---- Data lines

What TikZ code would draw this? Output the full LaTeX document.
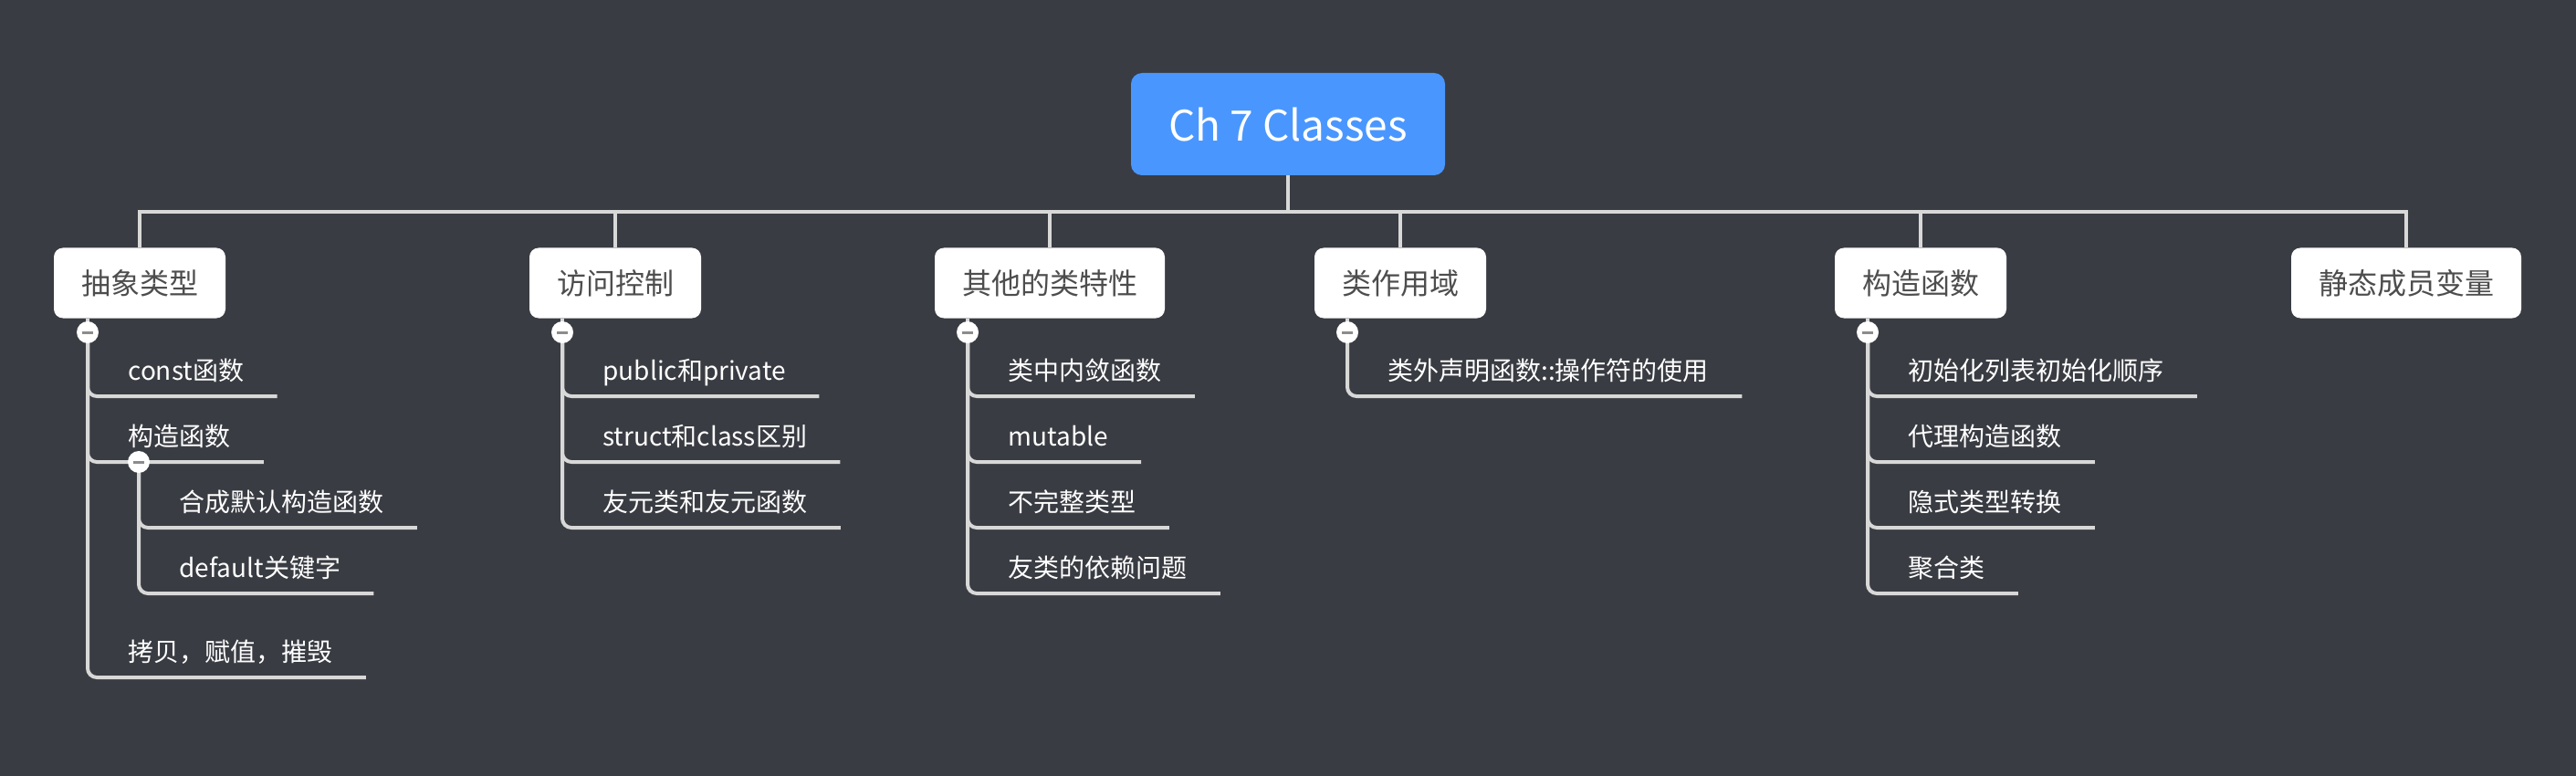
\documentclass[tikz,border=0pt]{standalone}
\usepackage{fontspec}
\setmainfont{Noto Sans CJK SC}
\usetikzlibrary{positioning}
\usetikzlibrary{calc}

\definecolor{bgdark}{RGB}{57,60,66}
\definecolor{rootblue}{RGB}{74,150,255}
\definecolor{linegray}{RGB}{216,216,216}
\definecolor{topictext}{RGB}{77,77,77}
\definecolor{knobbar}{RGB}{140,140,140}

\tikzset{
  root/.style={rectangle,rounded corners=6pt,fill=rootblue,text=white,minimum width=172pt,minimum height=56pt,font=\fontsize{23}{27}\selectfont},
  topic/.style={rectangle,rounded corners=5pt,fill=white,text=topictext,minimum height=38.5pt,inner xsep=15pt,font=\fontsize{16}{19}\selectfont},
  leaf/.style={anchor=south west,text=white,inner xsep=18pt,inner ysep=8.5pt,text depth=0pt,font=\fontsize{14}{17}\selectfont},
  trunk/.style={draw=linegray,line width=2pt},
  branch/.style={draw=linegray,line width=2pt,rounded corners=5pt},
  knob/.style={circle,fill=white,minimum size=12pt,inner sep=0pt,
    path picture={\draw[knobbar,line width=1.5pt] ([xshift=-3pt]path picture bounding box.center) -- ([xshift=3pt]path picture bounding box.center);}}
}

\begin{document}
\begin{tikzpicture}[x=0.5pt,y=-0.5pt]
				
				\fill[bgdark] (0,0) rectangle (2822,850);
				\useasboundingbox (0,0) rectangle (2822,850);
				
				\node[root] (root) at (1411,136) {Ch 7 Classes};
				
				\node[topic] (t1) at (153,310) {抽象类型};
				\node[topic] (t2) at (674,310) {访问控制};
				\node[topic] (t3) at (1150,310) {其他的类特性};
				\node[topic] (t4) at (1534,310) {类作用域};
				\node[topic] (t5) at (2104,310) {构造函数};
				\node[topic] (t6) at (2636,310) {静态成员变量};
				
				\foreach \t in {t1,t2,t3,t4,t5,t6}
					\draw[trunk] (root.south) -- ++(0,40) -| (\t.north);
				
				\coordinate (k1) at (96,364);
				\coordinate (k2) at (616,364);
				\coordinate (k3) at (1060,364);
				\coordinate (k4) at (1476,364);
				\coordinate (k5) at (2046,364);
				\coordinate (k12) at (152,506);
				
				\node[leaf] (c11) at (104,434) {const函数};
				\node[leaf] (c12) at (104,506) {构造函数};
				\node[leaf] (c121) at (160,578) {合成默认构造函数};
				\node[leaf] (c122) at (160,650) {default关键字};
				\node[leaf] (c13) at (104,742) {拷贝，赋值，摧毁};
				
				\node[leaf] (c21) at (624,434) {public和private};
				\node[leaf] (c22) at (624,506) {struct和class区别};
				\node[leaf] (c23) at (624,578) {友元类和友元函数};
				
				\node[leaf] (c31) at (1068,434) {类中内敛函数};
				\node[leaf] (c32) at (1068,506) {mutable};
				\node[leaf] (c33) at (1068,578) {不完整类型};
				\node[leaf] (c34) at (1068,650) {友类的依赖问题};
				
				\node[leaf] (c41) at (1484,434) {类外声明函数::操作符的使用};
				
				\node[leaf] (c51) at (2054,434) {初始化列表初始化顺序};
				\node[leaf] (c52) at (2054,506) {代理构造函数};
				\node[leaf] (c53) at (2054,578) {隐式类型转换};
				\node[leaf] (c54) at (2054,650) {聚合类};
				
				\foreach \k/\t in {k1/t1,k2/t2,k3/t3,k4/t4,k5/t5}
					\draw[trunk] (\k |- \t.south) -- (\k);
				
				\foreach \c in {c11,c12,c13}
					\draw[branch] (k1) |- (\c.south east);
				\foreach \c in {c121,c122}
					\draw[branch] (k12) |- (\c.south east);
				\foreach \c in {c21,c22,c23}
					\draw[branch] (k2) |- (\c.south east);
				\foreach \c in {c31,c32,c33,c34}
					\draw[branch] (k3) |- (\c.south east);
				\draw[branch] (k4) |- (c41.south east);
				\foreach \c in {c51,c52,c53,c54}
					\draw[branch] (k5) |- (\c.south east);
				
				\foreach \k in {k1,k2,k3,k4,k5,k12}
					\node[knob] (n\k) at (\k) {};
				
			\end{tikzpicture}
\end{document}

--------

• [What you should do]: Go through the listing above and write it out again exactly, dropping the pictures.

• [Answer for the task]:
What TikZ code would draw this? Output the full LaTeX document.
\documentclass[tikz,border=0pt]{standalone}
\usepackage{fontspec}
\setmainfont{Noto Sans CJK SC}
\usetikzlibrary{positioning}
\usetikzlibrary{calc}

\definecolor{bgdark}{RGB}{57,60,66}
\definecolor{rootblue}{RGB}{74,150,255}
\definecolor{linegray}{RGB}{216,216,216}
\definecolor{topictext}{RGB}{77,77,77}
\definecolor{knobbar}{RGB}{140,140,140}

\tikzset{
  root/.style={rectangle,rounded corners=6pt,fill=rootblue,text=white,minimum width=172pt,minimum height=56pt,font=\fontsize{23}{27}\selectfont},
  topic/.style={rectangle,rounded corners=5pt,fill=white,text=topictext,minimum height=38.5pt,inner xsep=15pt,font=\fontsize{16}{19}\selectfont},
  leaf/.style={anchor=south west,text=white,inner xsep=18pt,inner ysep=8.5pt,text depth=0pt,font=\fontsize{14}{17}\selectfont},
  trunk/.style={draw=linegray,line width=2pt},
  branch/.style={draw=linegray,line width=2pt,rounded corners=5pt},
  knob/.style={circle,fill=white,minimum size=12pt,inner sep=0pt,
    path picture={\draw[knobbar,line width=1.5pt] ([xshift=-3pt]path picture bounding box.center) -- ([xshift=3pt]path picture bounding box.center);}}
}

\begin{document}
\begin{tikzpicture}[x=0.5pt,y=-0.5pt]
				
				\fill[bgdark] (0,0) rectangle (2822,850);
				\useasboundingbox (0,0) rectangle (2822,850);
				
				\node[root] (root) at (1411,136) {Ch 7 Classes};
				
				\node[topic] (t1) at (153,310) {抽象类型};
				\node[topic] (t2) at (674,310) {访问控制};
				\node[topic] (t3) at (1150,310) {其他的类特性};
				\node[topic] (t4) at (1534,310) {类作用域};
				\node[topic] (t5) at (2104,310) {构造函数};
				\node[topic] (t6) at (2636,310) {静态成员变量};
				
				\foreach \t in {t1,t2,t3,t4,t5,t6}
					\draw[trunk] (root.south) -- ++(0,40) -| (\t.north);
				
				\coordinate (k1) at (96,364);
				\coordinate (k2) at (616,364);
				\coordinate (k3) at (1060,364);
				\coordinate (k4) at (1476,364);
				\coordinate (k5) at (2046,364);
				\coordinate (k12) at (152,506);
				
				\node[leaf] (c11) at (104,434) {const函数};
				\node[leaf] (c12) at (104,506) {构造函数};
				\node[leaf] (c121) at (160,578) {合成默认构造函数};
				\node[leaf] (c122) at (160,650) {default关键字};
				\node[leaf] (c13) at (104,742) {拷贝，赋值，摧毁};
				
				\node[leaf] (c21) at (624,434) {public和private};
				\node[leaf] (c22) at (624,506) {struct和class区别};
				\node[leaf] (c23) at (624,578) {友元类和友元函数};
				
				\node[leaf] (c31) at (1068,434) {类中内敛函数};
				\node[leaf] (c32) at (1068,506) {mutable};
				\node[leaf] (c33) at (1068,578) {不完整类型};
				\node[leaf] (c34) at (1068,650) {友类的依赖问题};
				
				\node[leaf] (c41) at (1484,434) {类外声明函数::操作符的使用};
				
				\node[leaf] (c51) at (2054,434) {初始化列表初始化顺序};
				\node[leaf] (c52) at (2054,506) {代理构造函数};
				\node[leaf] (c53) at (2054,578) {隐式类型转换};
				\node[leaf] (c54) at (2054,650) {聚合类};
				
				\foreach \k/\t in {k1/t1,k2/t2,k3/t3,k4/t4,k5/t5}
					\draw[trunk] (\k |- \t.south) -- (\k);
				
				\foreach \c in {c11,c12,c13}
					\draw[branch] (k1) |- (\c.south east);
				\foreach \c in {c121,c122}
					\draw[branch] (k12) |- (\c.south east);
				\foreach \c in {c21,c22,c23}
					\draw[branch] (k2) |- (\c.south east);
				\foreach \c in {c31,c32,c33,c34}
					\draw[branch] (k3) |- (\c.south east);
				\draw[branch] (k4) |- (c41.south east);
				\foreach \c in {c51,c52,c53,c54}
					\draw[branch] (k5) |- (\c.south east);
				
				\foreach \k in {k1,k2,k3,k4,k5,k12}
					\node[knob] (n\k) at (\k) {};
				
			\end{tikzpicture}
\end{document}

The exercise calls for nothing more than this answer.